◆ **To be done**: Skip the pictures, please, and write out exactly the lines from the opening of the data through the line containing "linewidth=0.8, ax=ax, legend=False)".

★ ★ ★ ★

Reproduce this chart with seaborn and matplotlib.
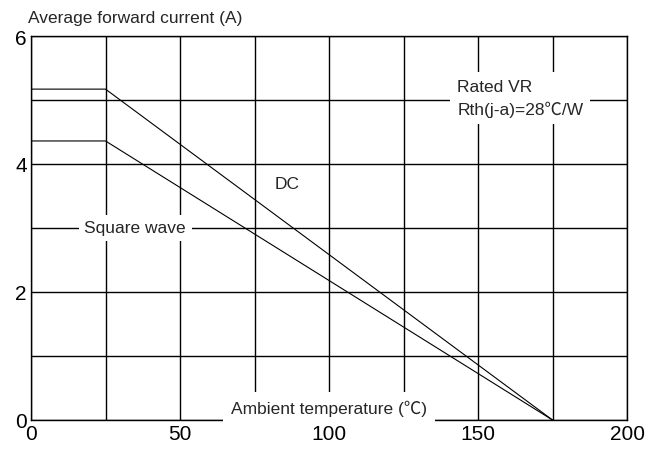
import matplotlib
matplotlib.use("Agg")
import matplotlib.pyplot as plt
import seaborn as sns
import pandas as pd

# derating curves: ambient temperature vs average forward current
temps = [0, 25, 175]
dc_current = [5.17, 5.17, 0.0]
square_current = [4.36, 4.36, 0.0]

x_ticks = [0, 50, 100, 150, 200]
y_ticks = [0, 2, 4, 6]

sns.set_theme(style="white")
plt.rcParams["font.family"] = ["Liberation Sans", "Noto Sans CJK SC", "DejaVu Sans"]

df = pd.DataFrame({
    "temp": temps * 2,
    "current": dc_current + square_current,
    "curve": ["DC"] * len(temps) + ["Square wave"] * len(temps),
})

fig = plt.figure(figsize=(6.52, 4.52), dpi=100)
ax = fig.add_axes([31 / 652, 1 - 421 / 452, 596 / 652, 384 / 452])

sns.lineplot(data=df, x="temp", y="current", units="curve", estimator=None,
             color="black", linewidth=0.8, ax=ax, legend=False)

ax.set_xlim(0, 200)
ax.set_ylim(0, 6)
ax.set_xticks(range(0, 201, 25))
ax.set_yticks(range(0, 7))
ax.set_xticklabels([str(t) if t in x_ticks else "" for t in range(0, 201, 25)])
ax.set_yticklabels([str(t) if t in y_ticks else "" for t in range(0, 7)])
ax.grid(True, color="black", linewidth=1.0)
ax.set_axisbelow(True)
ax.tick_params(length=0, labelsize=15, colors="black")
ax.tick_params(axis="y", pad=3)
ax.tick_params(axis="x", pad=3)
for s in ax.spines.values():
    s.set_color("black")
    s.set_linewidth(1.0)
ax.set_xlabel("")
ax.set_ylabel("")

fs = 12.5
ax.text(35, 3, "Square wave", fontsize=fs, ha="center", va="center",
        bbox=dict(facecolor="white", edgecolor="none", pad=4), zorder=3)
ax.text(86, 3.7, "DC", fontsize=fs, ha="center", va="center", zorder=3)
ax.text(143, 5.03, "Rated VR\nRth(j-a)=28℃/W", fontsize=fs, ha="left", va="center",
        linespacing=1.45, bbox=dict(facecolor="white", edgecolor="none", pad=5), zorder=3)
ax.text(100, 0.06, "Ambient temperature (℃)", fontsize=fs, ha="center", va="bottom",
        bbox=dict(facecolor="white", edgecolor="none", pad=6), zorder=3)

fig.text(28 / 652, 1 - 18 / 452, "Average forward current (A)", fontsize=fs,
         ha="left", va="center")

fig.savefig("out.png", dpi=100)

★ ★ ★ ★

◆ **Solution for this exercise**:
Reproduce this chart with seaborn and matplotlib.
import matplotlib
matplotlib.use("Agg")
import matplotlib.pyplot as plt
import seaborn as sns
import pandas as pd

# derating curves: ambient temperature vs average forward current
temps = [0, 25, 175]
dc_current = [5.17, 5.17, 0.0]
square_current = [4.36, 4.36, 0.0]

x_ticks = [0, 50, 100, 150, 200]
y_ticks = [0, 2, 4, 6]

sns.set_theme(style="white")
plt.rcParams["font.family"] = ["Liberation Sans", "Noto Sans CJK SC", "DejaVu Sans"]

df = pd.DataFrame({
    "temp": temps * 2,
    "current": dc_current + square_current,
    "curve": ["DC"] * len(temps) + ["Square wave"] * len(temps),
})

fig = plt.figure(figsize=(6.52, 4.52), dpi=100)
ax = fig.add_axes([31 / 652, 1 - 421 / 452, 596 / 652, 384 / 452])

sns.lineplot(data=df, x="temp", y="current", units="curve", estimator=None,
             color="black", linewidth=0.8, ax=ax, legend=False)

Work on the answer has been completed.